■ **Written exercise**
Leave the pictures out. Return all other data exactly.

■ **Information supplied**
START

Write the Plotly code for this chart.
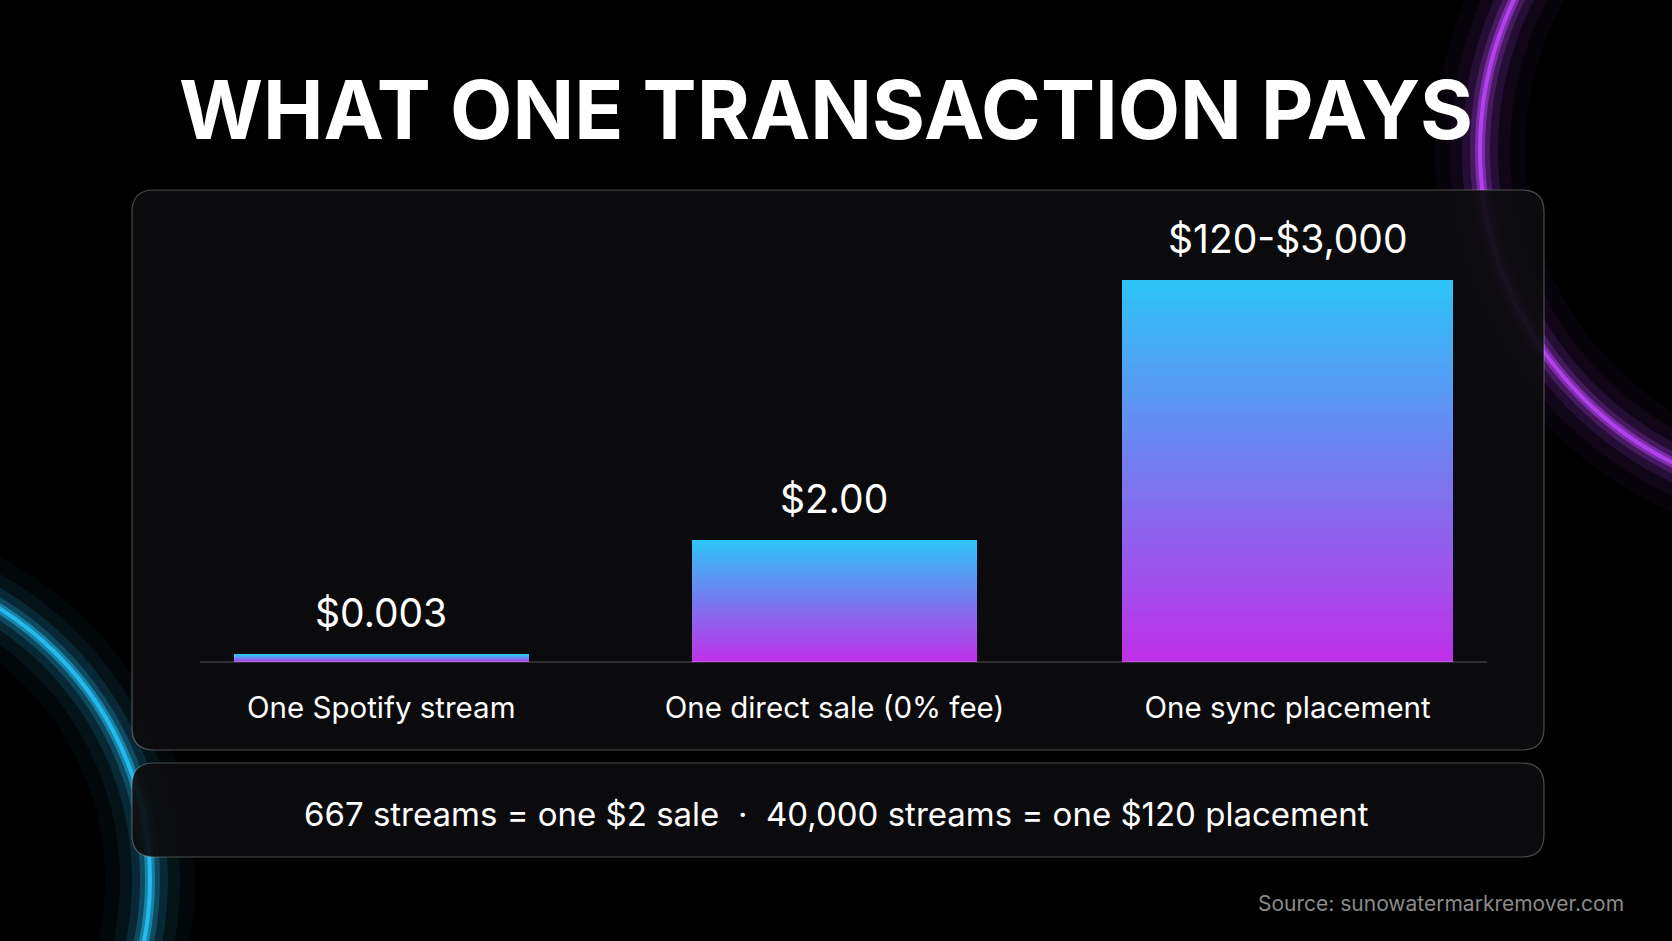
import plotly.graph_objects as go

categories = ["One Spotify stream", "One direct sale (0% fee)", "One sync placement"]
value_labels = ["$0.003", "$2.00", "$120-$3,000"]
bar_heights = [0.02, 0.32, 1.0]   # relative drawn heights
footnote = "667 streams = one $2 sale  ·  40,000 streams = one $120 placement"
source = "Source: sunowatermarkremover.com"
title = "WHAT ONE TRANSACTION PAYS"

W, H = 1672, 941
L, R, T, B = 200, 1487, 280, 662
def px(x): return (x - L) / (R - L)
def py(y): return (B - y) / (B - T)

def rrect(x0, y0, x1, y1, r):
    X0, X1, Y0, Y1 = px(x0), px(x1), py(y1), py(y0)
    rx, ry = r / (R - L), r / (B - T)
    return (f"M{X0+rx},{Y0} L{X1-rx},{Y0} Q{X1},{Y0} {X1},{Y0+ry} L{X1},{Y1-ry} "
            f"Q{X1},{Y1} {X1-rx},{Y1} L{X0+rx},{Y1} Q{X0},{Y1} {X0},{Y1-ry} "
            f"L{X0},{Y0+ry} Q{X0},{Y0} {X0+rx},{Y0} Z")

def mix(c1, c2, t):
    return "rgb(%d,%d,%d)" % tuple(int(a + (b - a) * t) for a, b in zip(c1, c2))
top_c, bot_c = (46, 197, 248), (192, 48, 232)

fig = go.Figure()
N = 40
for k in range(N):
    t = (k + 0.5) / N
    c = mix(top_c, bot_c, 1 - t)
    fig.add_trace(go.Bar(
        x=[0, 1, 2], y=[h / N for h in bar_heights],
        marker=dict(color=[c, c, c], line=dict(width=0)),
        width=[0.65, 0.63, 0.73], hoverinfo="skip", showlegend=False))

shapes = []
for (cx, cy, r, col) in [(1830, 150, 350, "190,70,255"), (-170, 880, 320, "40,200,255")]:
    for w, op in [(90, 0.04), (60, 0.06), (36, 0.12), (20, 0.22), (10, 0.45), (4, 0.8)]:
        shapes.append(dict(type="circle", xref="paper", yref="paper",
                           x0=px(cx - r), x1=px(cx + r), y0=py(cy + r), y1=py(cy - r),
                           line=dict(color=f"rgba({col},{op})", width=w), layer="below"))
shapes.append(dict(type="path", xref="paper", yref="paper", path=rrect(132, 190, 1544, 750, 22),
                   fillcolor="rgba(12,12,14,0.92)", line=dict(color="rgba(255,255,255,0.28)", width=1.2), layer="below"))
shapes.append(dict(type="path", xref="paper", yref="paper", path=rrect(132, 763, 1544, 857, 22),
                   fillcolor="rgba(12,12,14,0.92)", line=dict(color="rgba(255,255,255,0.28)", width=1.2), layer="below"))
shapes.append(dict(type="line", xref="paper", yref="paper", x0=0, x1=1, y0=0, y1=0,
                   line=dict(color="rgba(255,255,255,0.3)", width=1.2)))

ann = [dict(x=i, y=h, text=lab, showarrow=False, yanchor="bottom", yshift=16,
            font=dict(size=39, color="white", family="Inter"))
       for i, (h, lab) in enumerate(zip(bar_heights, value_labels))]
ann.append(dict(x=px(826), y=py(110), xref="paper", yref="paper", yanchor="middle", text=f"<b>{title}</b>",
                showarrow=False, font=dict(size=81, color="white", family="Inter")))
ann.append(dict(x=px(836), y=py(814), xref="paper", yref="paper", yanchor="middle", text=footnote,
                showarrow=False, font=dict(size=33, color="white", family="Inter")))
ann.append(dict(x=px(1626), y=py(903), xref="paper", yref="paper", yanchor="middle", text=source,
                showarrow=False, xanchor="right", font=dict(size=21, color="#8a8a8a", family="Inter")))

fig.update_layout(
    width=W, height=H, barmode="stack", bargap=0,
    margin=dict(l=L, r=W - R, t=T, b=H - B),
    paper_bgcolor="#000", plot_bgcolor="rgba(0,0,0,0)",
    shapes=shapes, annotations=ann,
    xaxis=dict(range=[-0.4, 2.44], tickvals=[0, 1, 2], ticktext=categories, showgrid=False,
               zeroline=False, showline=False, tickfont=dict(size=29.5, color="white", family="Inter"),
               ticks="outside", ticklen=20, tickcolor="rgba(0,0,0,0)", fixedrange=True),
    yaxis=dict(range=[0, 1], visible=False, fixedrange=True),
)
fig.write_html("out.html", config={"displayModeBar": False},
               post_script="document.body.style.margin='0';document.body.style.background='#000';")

END

■ **Completed task**
Write the Plotly code for this chart.
import plotly.graph_objects as go

categories = ["One Spotify stream", "One direct sale (0% fee)", "One sync placement"]
value_labels = ["$0.003", "$2.00", "$120-$3,000"]
bar_heights = [0.02, 0.32, 1.0]   # relative drawn heights
footnote = "667 streams = one $2 sale  ·  40,000 streams = one $120 placement"
source = "Source: sunowatermarkremover.com"
title = "WHAT ONE TRANSACTION PAYS"

W, H = 1672, 941
L, R, T, B = 200, 1487, 280, 662
def px(x): return (x - L) / (R - L)
def py(y): return (B - y) / (B - T)

def rrect(x0, y0, x1, y1, r):
    X0, X1, Y0, Y1 = px(x0), px(x1), py(y1), py(y0)
    rx, ry = r / (R - L), r / (B - T)
    return (f"M{X0+rx},{Y0} L{X1-rx},{Y0} Q{X1},{Y0} {X1},{Y0+ry} L{X1},{Y1-ry} "
            f"Q{X1},{Y1} {X1-rx},{Y1} L{X0+rx},{Y1} Q{X0},{Y1} {X0},{Y1-ry} "
            f"L{X0},{Y0+ry} Q{X0},{Y0} {X0+rx},{Y0} Z")

def mix(c1, c2, t):
    return "rgb(%d,%d,%d)" % tuple(int(a + (b - a) * t) for a, b in zip(c1, c2))
top_c, bot_c = (46, 197, 248), (192, 48, 232)

fig = go.Figure()
N = 40
for k in range(N):
    t = (k + 0.5) / N
    c = mix(top_c, bot_c, 1 - t)
    fig.add_trace(go.Bar(
        x=[0, 1, 2], y=[h / N for h in bar_heights],
        marker=dict(color=[c, c, c], line=dict(width=0)),
        width=[0.65, 0.63, 0.73], hoverinfo="skip", showlegend=False))

shapes = []
for (cx, cy, r, col) in [(1830, 150, 350, "190,70,255"), (-170, 880, 320, "40,200,255")]:
    for w, op in [(90, 0.04), (60, 0.06), (36, 0.12), (20, 0.22), (10, 0.45), (4, 0.8)]:
        shapes.append(dict(type="circle", xref="paper", yref="paper",
                           x0=px(cx - r), x1=px(cx + r), y0=py(cy + r), y1=py(cy - r),
                           line=dict(color=f"rgba({col},{op})", width=w), layer="below"))
shapes.append(dict(type="path", xref="paper", yref="paper", path=rrect(132, 190, 1544, 750, 22),
                   fillcolor="rgba(12,12,14,0.92)", line=dict(color="rgba(255,255,255,0.28)", width=1.2), layer="below"))
shapes.append(dict(type="path", xref="paper", yref="paper", path=rrect(132, 763, 1544, 857, 22),
                   fillcolor="rgba(12,12,14,0.92)", line=dict(color="rgba(255,255,255,0.28)", width=1.2), layer="below"))
shapes.append(dict(type="line", xref="paper", yref="paper", x0=0, x1=1, y0=0, y1=0,
                   line=dict(color="rgba(255,255,255,0.3)", width=1.2)))

ann = [dict(x=i, y=h, text=lab, showarrow=False, yanchor="bottom", yshift=16,
            font=dict(size=39, color="white", family="Inter"))
       for i, (h, lab) in enumerate(zip(bar_heights, value_labels))]
ann.append(dict(x=px(826), y=py(110), xref="paper", yref="paper", yanchor="middle", text=f"<b>{title}</b>",
                showarrow=False, font=dict(size=81, color="white", family="Inter")))
ann.append(dict(x=px(836), y=py(814), xref="paper", yref="paper", yanchor="middle", text=footnote,
                showarrow=False, font=dict(size=33, color="white", family="Inter")))
ann.append(dict(x=px(1626), y=py(903), xref="paper", yref="paper", yanchor="middle", text=source,
                showarrow=False, xanchor="right", font=dict(size=21, color="#8a8a8a", family="Inter")))

fig.update_layout(
    width=W, height=H, barmode="stack", bargap=0,
    margin=dict(l=L, r=W - R, t=T, b=H - B),
    paper_bgcolor="#000", plot_bgcolor="rgba(0,0,0,0)",
    shapes=shapes, annotations=ann,
    xaxis=dict(range=[-0.4, 2.44], tickvals=[0, 1, 2], ticktext=categories, showgrid=False,
               zeroline=False, showline=False, tickfont=dict(size=29.5, color="white", family="Inter"),
               ticks="outside", ticklen=20, tickcolor="rgba(0,0,0,0)", fixedrange=True),
    yaxis=dict(range=[0, 1], visible=False, fixedrange=True),
)
fig.write_html("out.html", config={"displayModeBar": False},
               post_script="document.body.style.margin='0';document.body.style.background='#000';")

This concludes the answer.